I thought this year was gonna start off as a ray of hope. (Kinda like our new preident is to many Americans and possibly many people across the world) Well it kind of started off with one incident. I had to finally cut myself off from someone who used to be a great, understanding friend. But overtime our friendship and respect for each other degraded. It's as if him growing up and growing out of a condition I'm still in has given him a huge ego and now he's arrogant as hell.
But what bothered me the most is that he didn't understand or treat me like he used to. And I never did anything or gave him any reason to change his attitude about me. And to think, you're supposed to become more mature as you grow up, right? Well all he became was one of many disappointing backwards growths I've had too see many acquaintances become. @_@
I guess it's the same as growing into a phase where you throw away the morals and positive behaviors and good nature you had in your previous phase. It doesn't just happen when a good kid becomes a bad teenager. Or a bright teenager becomes an idiotic adult that just keeps doing stupid things. It happens at any point in life.

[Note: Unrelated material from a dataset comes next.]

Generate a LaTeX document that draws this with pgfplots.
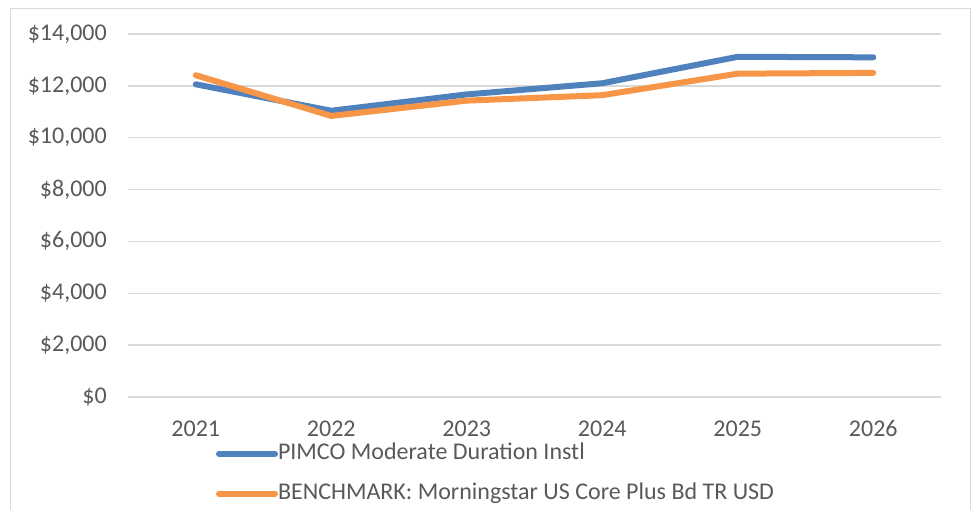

When I look at all the changes around me, I feel like I've stayed the same, like I haven't changed my overall nature. My needs haven't changed much, since there's things I'm mentally incapable of changing. Of course there are a few things I handle in different ways now. But I'm not talking about the little things. I'm talking about the big picture. I haven't made much of any significant movement, I haven't become anything I never completely was or wasn't.